STATED TASK => Stop after the line with "const depth = [0, 150, 300];": repeat exactly every line before it, beginning with the first, and that line itself.

DATA BLOCK =>
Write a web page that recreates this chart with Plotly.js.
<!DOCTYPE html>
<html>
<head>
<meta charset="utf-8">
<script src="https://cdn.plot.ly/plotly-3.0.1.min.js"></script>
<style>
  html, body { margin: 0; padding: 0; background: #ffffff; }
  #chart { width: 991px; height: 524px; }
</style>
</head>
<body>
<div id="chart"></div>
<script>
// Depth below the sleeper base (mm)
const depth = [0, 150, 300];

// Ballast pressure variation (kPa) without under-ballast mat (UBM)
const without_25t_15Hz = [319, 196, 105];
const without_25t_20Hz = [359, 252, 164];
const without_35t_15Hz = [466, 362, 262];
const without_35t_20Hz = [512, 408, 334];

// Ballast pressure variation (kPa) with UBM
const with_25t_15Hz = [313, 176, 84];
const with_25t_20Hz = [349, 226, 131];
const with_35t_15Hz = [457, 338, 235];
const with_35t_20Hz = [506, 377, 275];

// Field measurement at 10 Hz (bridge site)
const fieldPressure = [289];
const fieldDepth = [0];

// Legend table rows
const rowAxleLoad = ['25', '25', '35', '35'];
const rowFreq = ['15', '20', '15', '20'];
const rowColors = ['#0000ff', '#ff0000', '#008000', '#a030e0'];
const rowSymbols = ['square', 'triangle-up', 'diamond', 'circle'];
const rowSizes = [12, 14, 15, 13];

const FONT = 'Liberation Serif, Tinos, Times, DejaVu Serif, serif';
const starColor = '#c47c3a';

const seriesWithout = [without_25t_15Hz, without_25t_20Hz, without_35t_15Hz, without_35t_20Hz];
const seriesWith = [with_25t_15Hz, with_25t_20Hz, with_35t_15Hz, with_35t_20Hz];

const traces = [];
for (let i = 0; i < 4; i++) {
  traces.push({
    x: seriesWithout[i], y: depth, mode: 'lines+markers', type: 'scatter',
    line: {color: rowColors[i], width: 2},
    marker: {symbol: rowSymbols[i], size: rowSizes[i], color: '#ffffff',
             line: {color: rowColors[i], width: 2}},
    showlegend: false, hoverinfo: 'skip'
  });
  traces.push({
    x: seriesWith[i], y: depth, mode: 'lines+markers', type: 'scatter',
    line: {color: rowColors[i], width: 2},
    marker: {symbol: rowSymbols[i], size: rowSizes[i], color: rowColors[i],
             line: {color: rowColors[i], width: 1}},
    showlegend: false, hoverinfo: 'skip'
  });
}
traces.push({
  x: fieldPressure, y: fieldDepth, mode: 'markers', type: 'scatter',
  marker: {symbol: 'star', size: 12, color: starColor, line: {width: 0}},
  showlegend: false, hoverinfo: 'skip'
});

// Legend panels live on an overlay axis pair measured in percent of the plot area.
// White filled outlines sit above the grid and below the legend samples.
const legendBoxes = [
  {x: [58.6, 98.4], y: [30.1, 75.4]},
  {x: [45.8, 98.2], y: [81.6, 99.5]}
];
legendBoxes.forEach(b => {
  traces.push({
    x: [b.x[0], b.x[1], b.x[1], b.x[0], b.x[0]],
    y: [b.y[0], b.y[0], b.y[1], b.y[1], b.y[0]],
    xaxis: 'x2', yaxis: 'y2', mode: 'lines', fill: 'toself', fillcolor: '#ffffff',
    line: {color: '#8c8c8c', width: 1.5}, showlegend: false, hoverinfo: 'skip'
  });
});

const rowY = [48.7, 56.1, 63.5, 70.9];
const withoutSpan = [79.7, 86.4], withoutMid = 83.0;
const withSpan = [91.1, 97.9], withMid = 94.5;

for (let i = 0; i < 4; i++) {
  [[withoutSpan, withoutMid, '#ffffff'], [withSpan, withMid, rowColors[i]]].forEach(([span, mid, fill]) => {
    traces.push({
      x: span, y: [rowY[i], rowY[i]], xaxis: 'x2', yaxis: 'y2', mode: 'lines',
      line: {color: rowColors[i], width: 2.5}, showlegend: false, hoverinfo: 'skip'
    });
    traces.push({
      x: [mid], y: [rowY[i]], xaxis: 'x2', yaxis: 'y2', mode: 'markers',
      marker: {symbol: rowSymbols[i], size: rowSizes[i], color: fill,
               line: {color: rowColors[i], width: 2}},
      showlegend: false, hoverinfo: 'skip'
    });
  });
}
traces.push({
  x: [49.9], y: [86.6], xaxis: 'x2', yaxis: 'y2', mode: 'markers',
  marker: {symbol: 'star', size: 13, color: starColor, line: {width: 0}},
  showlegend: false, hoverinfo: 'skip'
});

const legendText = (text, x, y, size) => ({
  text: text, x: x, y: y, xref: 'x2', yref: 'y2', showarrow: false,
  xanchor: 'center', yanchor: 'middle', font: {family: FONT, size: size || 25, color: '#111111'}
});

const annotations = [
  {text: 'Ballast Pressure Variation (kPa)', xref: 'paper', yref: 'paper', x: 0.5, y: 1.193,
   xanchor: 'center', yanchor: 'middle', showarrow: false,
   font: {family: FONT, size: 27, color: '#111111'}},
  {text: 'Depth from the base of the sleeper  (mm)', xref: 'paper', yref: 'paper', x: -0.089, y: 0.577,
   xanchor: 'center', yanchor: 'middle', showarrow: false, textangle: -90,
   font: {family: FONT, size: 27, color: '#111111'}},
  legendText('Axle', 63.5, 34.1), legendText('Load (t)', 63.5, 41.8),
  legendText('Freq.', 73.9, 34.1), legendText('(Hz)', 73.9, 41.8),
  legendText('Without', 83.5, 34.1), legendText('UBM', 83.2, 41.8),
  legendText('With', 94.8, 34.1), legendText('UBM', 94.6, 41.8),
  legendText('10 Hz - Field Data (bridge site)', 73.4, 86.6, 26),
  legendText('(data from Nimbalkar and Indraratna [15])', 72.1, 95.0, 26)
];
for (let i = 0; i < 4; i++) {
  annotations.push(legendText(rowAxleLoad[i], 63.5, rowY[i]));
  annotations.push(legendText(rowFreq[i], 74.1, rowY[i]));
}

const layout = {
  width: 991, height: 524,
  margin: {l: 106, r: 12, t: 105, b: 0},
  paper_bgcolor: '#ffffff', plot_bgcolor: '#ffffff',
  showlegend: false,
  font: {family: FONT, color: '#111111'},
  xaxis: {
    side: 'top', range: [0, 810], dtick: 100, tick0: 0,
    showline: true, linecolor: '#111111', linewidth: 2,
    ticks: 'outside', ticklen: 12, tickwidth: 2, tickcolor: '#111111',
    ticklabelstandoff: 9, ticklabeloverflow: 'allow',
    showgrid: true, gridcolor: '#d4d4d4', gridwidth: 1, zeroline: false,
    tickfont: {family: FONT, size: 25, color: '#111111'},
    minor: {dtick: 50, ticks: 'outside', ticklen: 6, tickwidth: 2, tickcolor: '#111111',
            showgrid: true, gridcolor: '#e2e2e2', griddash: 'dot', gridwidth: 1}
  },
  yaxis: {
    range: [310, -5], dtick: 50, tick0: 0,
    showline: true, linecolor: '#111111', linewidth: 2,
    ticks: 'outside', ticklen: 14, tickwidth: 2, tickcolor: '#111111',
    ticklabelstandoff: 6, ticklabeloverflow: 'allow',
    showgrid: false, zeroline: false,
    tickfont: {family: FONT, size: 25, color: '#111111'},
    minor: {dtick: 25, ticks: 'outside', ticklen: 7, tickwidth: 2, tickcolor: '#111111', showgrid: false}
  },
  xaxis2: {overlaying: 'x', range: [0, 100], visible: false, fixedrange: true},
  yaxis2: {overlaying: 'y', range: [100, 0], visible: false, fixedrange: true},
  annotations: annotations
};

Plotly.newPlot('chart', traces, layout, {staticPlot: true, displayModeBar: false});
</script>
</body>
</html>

OUTPUT FOR THIS EXERCISE =>
Write a web page that recreates this chart with Plotly.js.
<!DOCTYPE html>
<html>
<head>
<meta charset="utf-8">
<script src="https://cdn.plot.ly/plotly-3.0.1.min.js"></script>
<style>
  html, body { margin: 0; padding: 0; background: #ffffff; }
  #chart { width: 991px; height: 524px; }
</style>
</head>
<body>
<div id="chart"></div>
<script>
// Depth below the sleeper base (mm)
const depth = [0, 150, 300];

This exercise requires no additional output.